Um português é um português

O voto da Iniciativa Liberal a favor da lei da nacionalidade não tem nada de liberal e, quanto mais se insiste em lhe chamar liberal, mais se revela o equívoco, como se fosse um rótulo colado em cima de uma garrafa de vinagre a dizer vinho do Porto. É o género de coisa que se faz para tranquilizar consciências, para dar uma aparência de seriedade a um gesto que, no fundo, é tudo menos sério. Já havia, como todos sabem, portugueses de primeira, os do litoral, com universidades onde entram e saem professores, hospitais que funcionam mais ou menos, estradas alcatroadas e serviços públicos que, apesar de todas as queixas, ainda existem; já havia portugueses de segunda, os do interior e das ilhas, que esperam meses por uma consulta, que vivem em lugares onde um incêndio leva uma semana a ser apagado, onde a ligação ao continente é uma lotaria de preços e horários; e agora, com uma leveza quase cínica, inventaram os portugueses de terceira, como se fosse inevitável, como se fosse natural. É uma espécie de burocracia da desigualdade: organizam-se as pessoas em prateleiras, etiquetam-se, decide-se em que categoria ficam, e pronto, problema resolvido, justiça feita. É assim que se finge ordem no meio do caos.
Um português é um português, ou deveria ser, mas nesta lógica não é. Porque passa a haver portugueses precários, portugueses descartáveis, portugueses que podem ser desligados da tomada por um gesto de secretária, como quem desliga uma lâmpada velha que já não ilumina nada. A cidadania, transformada em contrato de telecomunicações, com cláusulas escondidas e letras miúdas, um serviço que se cancela quando não se paga a factura ou quando o fornecedor decide que o cliente não presta.

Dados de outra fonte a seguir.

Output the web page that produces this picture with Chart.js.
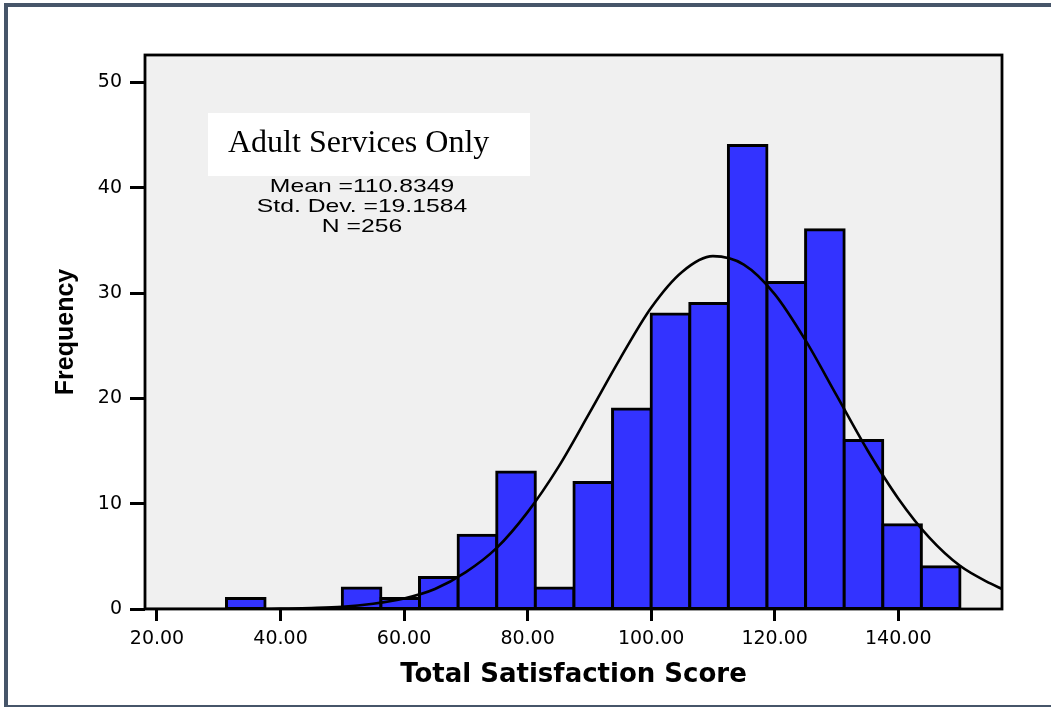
<!DOCTYPE html>
<html>
<head>
<meta charset="utf-8">
<script src="https://cdn.jsdelivr.net/npm/chart.js@4.4.0/dist/chart.umd.min.js"></script>
<style>
    html, body { margin: 0; padding: 0; background: #fff; overflow: hidden; }
    #cadre { position: absolute; left: 4px; top: 3px; width: 1100px; height: 706px; border: 4px solid #465569; box-sizing: border-box; }
    #grafico { position: absolute; left: 0; top: 0; }
</style>
</head>
<body>
<div id="cadre"></div>
<canvas id="grafico" width="1051" height="707"></canvas>
<script>
// histogram bins (lower edges + last upper edge) and counts
const binEdges = [31.25, 37.5, 43.75, 50, 56.25, 62.5, 68.75, 75, 81.25, 87.5, 93.75, 100, 106.25, 112.5, 118.75, 125, 131.25, 137.5, 143.75, 150];
const frequencies = [1, 0, 0, 2, 1, 3, 7, 13, 2, 12, 19, 28, 29, 44, 31, 36, 16, 8, 4];

// normal curve
const curveX = [18, 25, 30, 35, 40, 45, 50, 55, 60, 65, 70, 75, 80, 85, 90, 95, 100, 105, 110, 115, 120, 125, 130, 135, 140, 145, 150, 155, 156.8];
const curveY = [0, 0, 0, 0, 0.04, 0.09, 0.2, 0.5, 1.0, 1.9, 3.5, 5.8, 9.2, 13.5, 18.6, 23.8, 28.6, 32.0, 33.5, 32.7, 29.9, 25.5, 20.3, 15.1, 10.5, 6.8, 4.1, 2.4, 1.9];

const xTicks = [20, 40, 60, 80, 100, 120, 140];
const yTicks = [0, 10, 20, 30, 40, 50];

const panelTitle = "Adult Services Only";
const statsLines = ["Mean =110.8349", "Std. Dev. =19.1584", "N =256"];

const fond = {
    id: "fond",
    beforeDatasetsDraw(chart) {
        const { ctx, chartArea: a } = chart;
        ctx.save();
        ctx.fillStyle = "#f0f0f0";
        ctx.fillRect(a.left, a.top, a.right - a.left, a.bottom - a.top);

        ctx.fillStyle = "#fff";
        ctx.fillRect(a.left + 63, a.top + 58, 322, 63);

        ctx.fillStyle = "#000";
        ctx.textBaseline = "alphabetic";
        ctx.font = '32px "Liberation Serif", "Times New Roman", serif';
        ctx.fillText(panelTitle, a.left + 83, a.top + 97);

        ctx.font = '19px "Liberation Sans", Arial, sans-serif';
        ctx.textAlign = "center";
        statsLines.forEach((t, i) => {
            ctx.save();
            ctx.translate(a.left + 217, a.top + 137 + i * 20);
            ctx.scale(1.3, 1);
            ctx.fillText(t, 0, 0);
            ctx.restore();
        });
        ctx.restore();
    },
    afterDatasetsDraw(chart) {
        const { ctx, chartArea: a } = chart;
        ctx.save();
        ctx.strokeStyle = "#000";
        ctx.lineWidth = 2.8;
        ctx.strokeRect(a.left, a.top, a.right - a.left, a.bottom - a.top);
        ctx.restore();
    },
};

const tickFont = { family: "DejaVu Sans", size: 19 };

new Chart(document.getElementById("grafico"), {
    type: "bar",
    data: {
        datasets: [
            {
                type: "line",
                data: curveX.map((x, i) => ({ x: x, y: curveY[i] })),
                borderColor: "#000",
                borderWidth: 2.6,
                pointRadius: 0,
                cubicInterpolationMode: "monotone",
                fill: false,
                order: 0,
            },
            {
                type: "bar",
                data: frequencies.map((f, i) => ({ x: (binEdges[i] + binEdges[i + 1]) / 2, y: f })),
                backgroundColor: "#3333ff",
                borderColor: "#000",
                borderWidth: 3,
                inflateAmount: 1.5,
                borderSkipped: false,
                barPercentage: 1,
                categoryPercentage: 1,
                order: 1,
            },
        ],
    },
    options: {
        responsive: false,
        devicePixelRatio: 1,
        animation: false,
        layout: { padding: { left: 0, top: 55, right: 49, bottom: 0 } },
        plugins: { legend: { display: false }, tooltip: { enabled: false } },
        scales: {
            x: {
                type: "linear",
                min: 18.06,
                max: 156.8,
                offset: false,
                afterFit: (s) => { s.height = 98; },
                afterBuildTicks: (s) => { s.ticks = xTicks.map((v) => ({ value: v })); },
                grid: { offset: false, drawOnChartArea: false, drawTicks: true, tickLength: 12, tickColor: "#000", tickWidth: 3 },
                border: { display: false },
                ticks: { font: tickFont, color: "#000", padding: 7, maxRotation: 0, autoSkip: false, callback: (v) => Number(v).toFixed(2) },
                title: {
                    display: true,
                    text: "Total Satisfaction Score",
                    color: "#000",
                    font: { family: "DejaVu Sans", size: 26, weight: "bold" },
                    padding: { top: 0, bottom: 16 },
                },
            },
            y: {
                min: 0,
                max: 52.6,
                afterFit: (s) => { s.width = 145; },
                afterBuildTicks: (s) => { s.ticks = yTicks.map((v) => ({ value: v })); },
                grid: { drawOnChartArea: false, drawTicks: true, tickLength: 15, tickColor: "#000", tickWidth: 3 },
                border: { display: false },
                ticks: { font: tickFont, color: "#000", padding: 8 },
                title: {
                    display: true,
                    text: "Frequency",
                    color: "#000",
                    font: { family: "Liberation Sans", size: 25, weight: "bold" },
                    padding: { top: 51, bottom: 0 },
                },
            },
        },
    },
    plugins: [fond],
});
</script>
</body>
</html>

É de um absurdo colossal, quase grotesco, mas apresentado com a seriedade teatral de quem acredita estar a defender o Estado de direito. Apertem-se os filtros, evidentemente. Façam-se processos rigorosos, investigue-se com cuidado quem pede a nacionalidade, exijam-se provas, documentação, veracidade. Mas, uma vez concedida, a nacionalidade não é uma esmola que se retira, não é um favor que se pode devolver como se devolve um presente na loja com o talão. A cidadania não é um objecto que se entrega e se retira ao sabor da conveniência.
E aqui está o ponto central: o que mais incomoda, o que mais envergonha, é a forma como o Estado, que devia assumir as suas falhas, arranja maneira de se limpar das culpas. O Estado que atribuiu a nacionalidade, que não fiscalizou, que não viu o que devia ter visto, que deixou passar processos fraudulentos, é o mesmo que agora, como um moralista de ocasião, decide que a culpa é do cidadão. E, em vez de corrigir o que falhou no seu interior, prefere amputar direitos a quem já os tinha adquirido. É a velha técnica de Pilatos, mas numa versão burocrática e fria: lavam-se as mãos, e o erro passa a ser do outro. Como se o Estado fosse uma entidade incorruptível que nunca se engana, e não o conjunto de homens e mulheres que tantas vezes erram, falham e são cúmplices de esquemas. Isto não é liberalismo, é apenas mais uma manifestação da arrogância estatal, uma forma de governar pelo atalho, uma espécie de expediente administrativo para esconder a própria incompetência.
Porque o liberalismo, o verdadeiro, não é isto. O liberalismo não é o Estado a decidir quem pertence e quem deixa de pertencer, como se a pátria fosse uma sala de espera de hospital onde alguém distribui senhas e, a meio da fila, resolve que afinal já não há atendimento. O liberalismo é exactamente o contrário: é garantir que, uma vez reconhecida, a condição de cidadão é intocável, é um direito que não pode ser amputado pelo capricho legislativo ou pela vontade de parecer severo em tempos de populismo. O liberalismo é proteger o indivíduo contra o Estado, não transformá-lo em refém da máquina estatal. Esta lei, longe de ser progresso, é uma regressão. É um dispositivo próprio de regimes inseguros que vivem do controlo e da ameaça. É um retrocesso civilizacional. E o voto da Iniciativa Liberal, em vez de afirmar princípios, foi uma rendição, uma capitulação diante do discurso fácil da punição e da força.
E no fim sobra apenas isto, o óbvio que se tenta esquecer, mas que é inescapável: um português é um português. Não há portugueses de primeira, de segunda, de terceira. Não há cidadania com prazo de validade, não há passaporte que se confisque como se confisca um carro mal-estacionado. Se um Estado começa a decidir quem merece continuar a ser cidadão e quem não merece, deixa de ser um Estado liberal e passa a ser outra coisa, qualquer coisa mais próxima daquilo que já tivemos e que jurámos não querer repetir.